For those of you that don't know, the reason that KTRU is going off the air is that Rice University, without consultation with the students, decided to sell the frequency and transmitter under the veil of secrecy.
Whether this was a wise decision, and whether radio has a future, is beside the point. The student organization may well have reached the decision in the not-too-distant future that its place was no longer on the standard broadcast frequency, and that would have been its choice to make. But the university decided otherwise.
And that is why I say, in no uncertain terms, that Rice University is dead to me, and will never get a cent of my money, or even the faintest endorsement, and if you have come here through a random Googling and are a prospective student, let me make it absolutely crystal clear that this school has no interest in you as a human being and you should attend somewhere that does.
But then, there's the station. The station will continue broadcasting at 90.1 HD-2, for the dozens with HD radios. And you can stream it on the Internet. And hopefully it will keep alive.

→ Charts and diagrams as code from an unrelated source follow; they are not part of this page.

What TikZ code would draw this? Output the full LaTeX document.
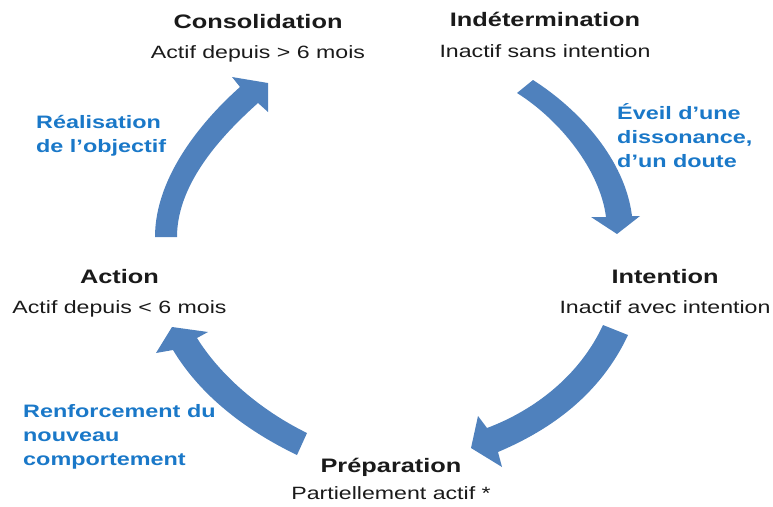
\documentclass[tikz,border=0pt]{standalone}
\usepackage{fontspec}
\setmainfont{Liberation Sans}[FakeStretch=1.3]
\definecolor{arrowblue}{HTML}{4F81BD}
\definecolor{labblue}{HTML}{1A78C8}
\definecolor{txt}{HTML}{1A1A1A}
\tikzset{
  head/.style={inner sep=0pt, anchor=base, text=txt, font=\bfseries\fontsize{19.5}{23}\selectfont},
  sub/.style={inner sep=0pt, anchor=base, text=txt, font=\fontsize{17.8}{21}\selectfont},
  lab/.style={inner sep=0pt, anchor=base west, align=left, text=labblue, font=\bfseries\fontsize{18}{24}\selectfont},
  blockarrow/.style={fill=arrowblue, draw=none}
}
\begin{document}
\begin{tikzpicture}[x=1pt,y=-1pt]
\useasboundingbox (0,0) rectangle (773,506);

% stage titles
\node[head] (consT) at (258,28) {Consolidation};
\node[sub]  (consS) at (258,58) {Actif depuis > 6 mois};
\node[head] (indT) at (545,27) {Indétermination};
\node[sub]  (indS) at (545,57) {Inactif sans intention};
\node[head] (intT) at (665,283) {Intention};
\node[sub]  (intS) at (665,313) {Inactif avec intention};
\node[head] (prepT) at (391,472) {Préparation};
\node[sub]  (prepS) at (391,499) {Partiellement actif *};
\node[head] (actT) at (119.5,283) {Action};
\node[sub]  (actS) at (119.5,313) {Actif depuis < 6 mois};

% transition labels (base anchor = baseline of the last line)
\node[lab] (l1) at (36,152) {Réalisation\\de l’objectif};
\node[lab] (l2) at (617,167) {Éveil d’une\\dissonance,\\d’un doute};
\node[lab] (l3) at (23,465) {Renforcement du\\nouveau\\comportement};

% block arrows
% Action -> Consolidation
\fill[blockarrow] (155,237) .. controls (155,175) and (205,118) .. (240,87)
  -- (232,77) -- (268,83) -- (268,112) -- (258,103)
  .. controls (228,130) and (177,180) .. (177,237) -- cycle;
% Indetermination -> Intention
\fill[blockarrow] (533,80) .. controls (580,110) and (625,160) .. (632,216)
  -- (640,216) -- (617,234) -- (591,217) -- (606,217)
  .. controls (600,170) and (560,120) .. (517,93) -- cycle;
% Intention -> Preparation
\fill[blockarrow] (628,335) .. controls (600,395) and (550,430) .. (498,452)
  -- (502,467) -- (471,448) -- (478,416) -- (487,428)
  .. controls (535,410) and (580,375) .. (603,325) -- cycle;
% Preparation -> Action
\fill[blockarrow] (307,433) .. controls (260,410) and (220,375) .. (197,338)
  -- (208,332) -- (172,327) -- (156,353) -- (173,350)
  .. controls (200,395) and (245,430) .. (297,455) -- cycle;
\end{tikzpicture}
\end{document}
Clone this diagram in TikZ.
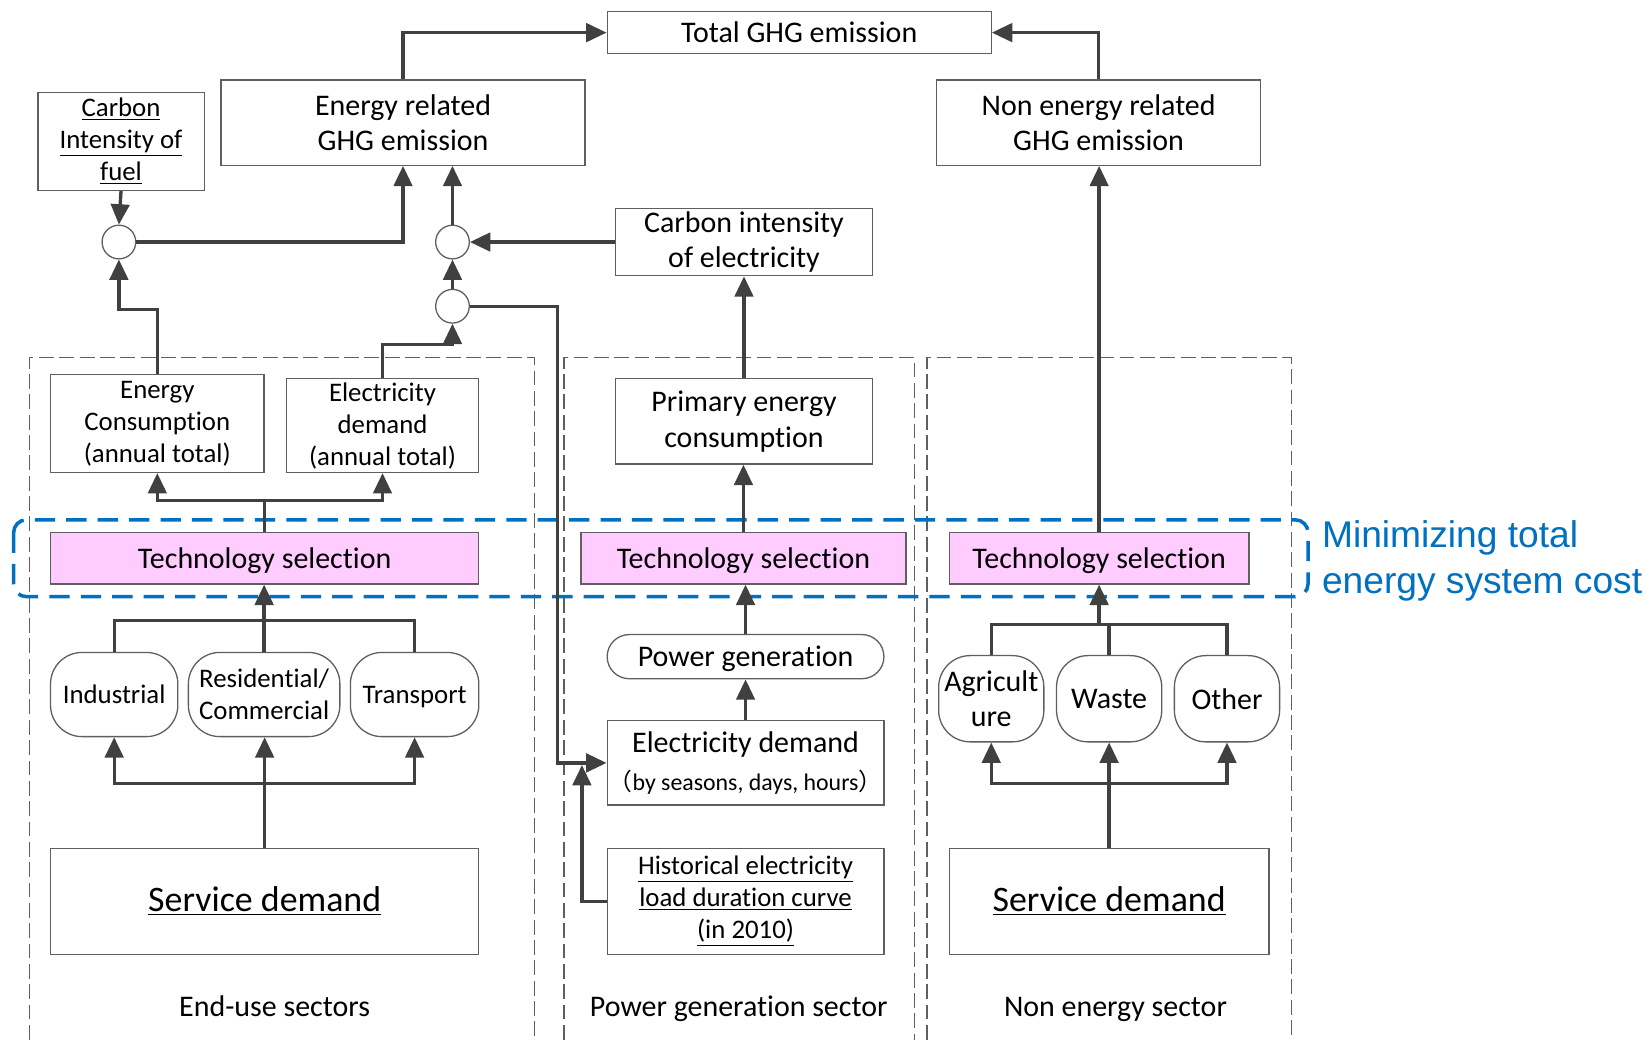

KTRU, in eighteen minutes now, is dead. Long live KTRU.
My sincere and heartfelt gratitude to the students, fellow alumni, and other parties who have spent the last eight months fighting for the future of the station. You have done amazing work, and I hope the silver lining to this particularly ghastly cloud is that the bonds that have been formed through this fighting last a lifetime.
Outgoing station manager Joey Yang dedicated this song to the alumni, who requested it, and it's both perfect and appropriate. Thanks, Joey.